---- Records supplied
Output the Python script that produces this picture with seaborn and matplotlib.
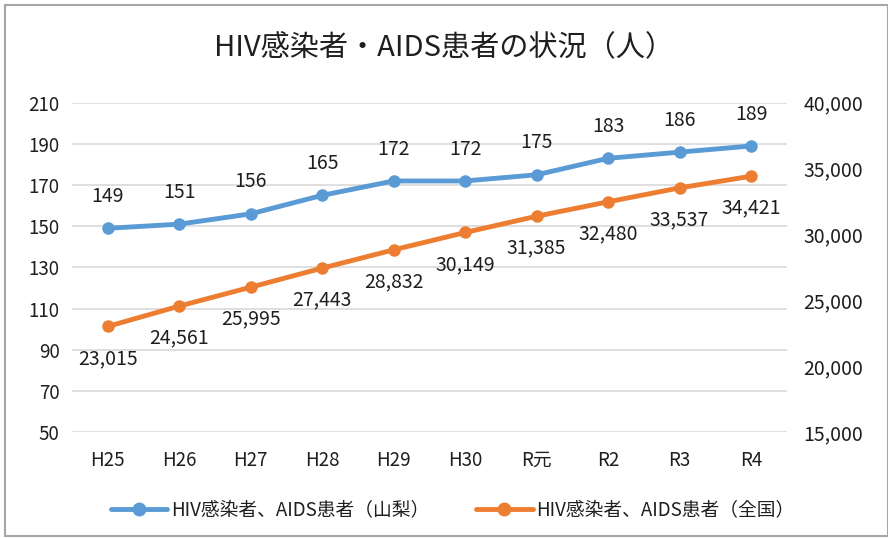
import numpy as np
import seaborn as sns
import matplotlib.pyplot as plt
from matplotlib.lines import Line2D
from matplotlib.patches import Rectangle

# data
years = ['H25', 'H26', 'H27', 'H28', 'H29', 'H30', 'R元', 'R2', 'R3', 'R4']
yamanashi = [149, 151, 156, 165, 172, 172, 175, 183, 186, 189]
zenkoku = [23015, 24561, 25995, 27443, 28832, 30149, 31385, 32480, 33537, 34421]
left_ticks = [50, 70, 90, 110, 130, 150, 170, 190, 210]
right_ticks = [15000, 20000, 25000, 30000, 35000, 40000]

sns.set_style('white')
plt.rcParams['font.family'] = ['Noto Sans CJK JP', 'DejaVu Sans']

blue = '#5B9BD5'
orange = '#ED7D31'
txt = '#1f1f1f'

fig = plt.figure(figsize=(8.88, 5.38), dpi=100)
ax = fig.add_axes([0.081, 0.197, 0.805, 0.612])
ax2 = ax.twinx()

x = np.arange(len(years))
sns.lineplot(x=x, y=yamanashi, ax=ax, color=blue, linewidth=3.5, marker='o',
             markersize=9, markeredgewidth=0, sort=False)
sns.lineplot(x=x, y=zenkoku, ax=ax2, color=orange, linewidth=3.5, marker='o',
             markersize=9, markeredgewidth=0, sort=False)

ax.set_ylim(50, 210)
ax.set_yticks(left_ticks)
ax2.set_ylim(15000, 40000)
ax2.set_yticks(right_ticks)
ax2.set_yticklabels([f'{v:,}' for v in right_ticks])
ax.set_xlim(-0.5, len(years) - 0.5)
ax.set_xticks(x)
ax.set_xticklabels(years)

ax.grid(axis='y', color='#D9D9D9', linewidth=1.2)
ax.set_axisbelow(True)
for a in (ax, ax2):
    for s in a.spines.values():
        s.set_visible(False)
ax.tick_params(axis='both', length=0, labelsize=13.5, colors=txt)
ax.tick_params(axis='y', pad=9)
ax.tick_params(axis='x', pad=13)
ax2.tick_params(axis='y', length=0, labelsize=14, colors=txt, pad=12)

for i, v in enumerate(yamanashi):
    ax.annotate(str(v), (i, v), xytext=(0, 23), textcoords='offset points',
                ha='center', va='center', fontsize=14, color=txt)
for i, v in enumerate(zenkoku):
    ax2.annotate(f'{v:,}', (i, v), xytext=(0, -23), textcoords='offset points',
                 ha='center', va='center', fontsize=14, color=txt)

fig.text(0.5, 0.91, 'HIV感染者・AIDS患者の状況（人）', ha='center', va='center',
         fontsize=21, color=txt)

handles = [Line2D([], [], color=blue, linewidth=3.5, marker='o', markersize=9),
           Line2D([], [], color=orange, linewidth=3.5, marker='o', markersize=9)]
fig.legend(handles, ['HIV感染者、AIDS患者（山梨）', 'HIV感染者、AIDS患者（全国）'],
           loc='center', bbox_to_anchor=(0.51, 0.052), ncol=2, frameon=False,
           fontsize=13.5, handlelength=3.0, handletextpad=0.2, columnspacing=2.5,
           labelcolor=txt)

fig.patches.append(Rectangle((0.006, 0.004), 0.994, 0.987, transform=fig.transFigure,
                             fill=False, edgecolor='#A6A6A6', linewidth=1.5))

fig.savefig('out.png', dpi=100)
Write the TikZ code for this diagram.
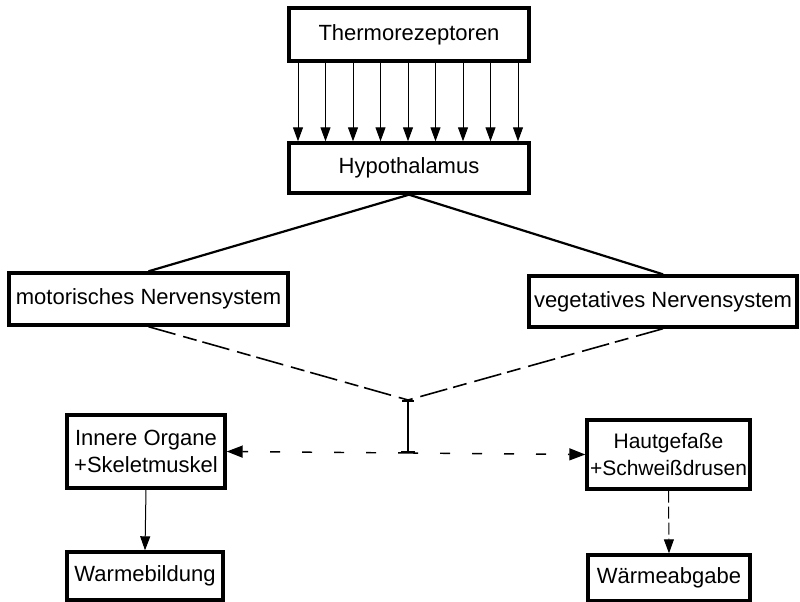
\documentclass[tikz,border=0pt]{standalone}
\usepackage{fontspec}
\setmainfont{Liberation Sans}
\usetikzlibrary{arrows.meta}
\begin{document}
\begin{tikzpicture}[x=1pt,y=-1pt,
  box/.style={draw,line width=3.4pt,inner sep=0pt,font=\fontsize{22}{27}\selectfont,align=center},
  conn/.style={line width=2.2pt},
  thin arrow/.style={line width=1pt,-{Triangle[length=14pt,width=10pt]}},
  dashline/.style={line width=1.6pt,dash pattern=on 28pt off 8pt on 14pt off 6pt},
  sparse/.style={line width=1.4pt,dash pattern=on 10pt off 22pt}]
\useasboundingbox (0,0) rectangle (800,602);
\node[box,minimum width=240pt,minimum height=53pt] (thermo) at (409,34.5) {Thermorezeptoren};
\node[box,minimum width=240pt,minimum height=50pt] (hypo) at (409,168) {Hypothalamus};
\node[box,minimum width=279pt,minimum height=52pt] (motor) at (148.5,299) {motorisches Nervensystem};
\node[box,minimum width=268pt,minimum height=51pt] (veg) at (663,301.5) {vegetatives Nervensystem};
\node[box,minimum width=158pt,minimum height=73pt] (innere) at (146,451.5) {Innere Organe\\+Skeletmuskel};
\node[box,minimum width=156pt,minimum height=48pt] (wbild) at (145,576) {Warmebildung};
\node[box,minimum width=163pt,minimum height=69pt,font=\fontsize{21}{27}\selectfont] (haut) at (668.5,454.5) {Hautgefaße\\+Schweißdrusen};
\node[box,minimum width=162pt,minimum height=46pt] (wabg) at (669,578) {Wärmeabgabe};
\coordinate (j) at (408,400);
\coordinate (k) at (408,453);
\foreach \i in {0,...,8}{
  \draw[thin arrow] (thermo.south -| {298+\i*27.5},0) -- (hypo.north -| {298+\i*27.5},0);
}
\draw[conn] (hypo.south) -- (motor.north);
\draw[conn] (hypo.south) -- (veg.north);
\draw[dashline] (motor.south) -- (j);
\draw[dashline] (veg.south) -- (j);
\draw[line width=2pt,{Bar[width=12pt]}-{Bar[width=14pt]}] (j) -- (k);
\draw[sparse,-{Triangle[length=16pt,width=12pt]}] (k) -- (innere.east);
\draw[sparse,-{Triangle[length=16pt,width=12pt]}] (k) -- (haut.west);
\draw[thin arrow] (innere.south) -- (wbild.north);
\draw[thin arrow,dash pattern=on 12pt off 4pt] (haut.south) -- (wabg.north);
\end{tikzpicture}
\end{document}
--------
*Objective*
Say how many lines of the data hold the string "matplotlib". Reply with the number alone.

*Output*
4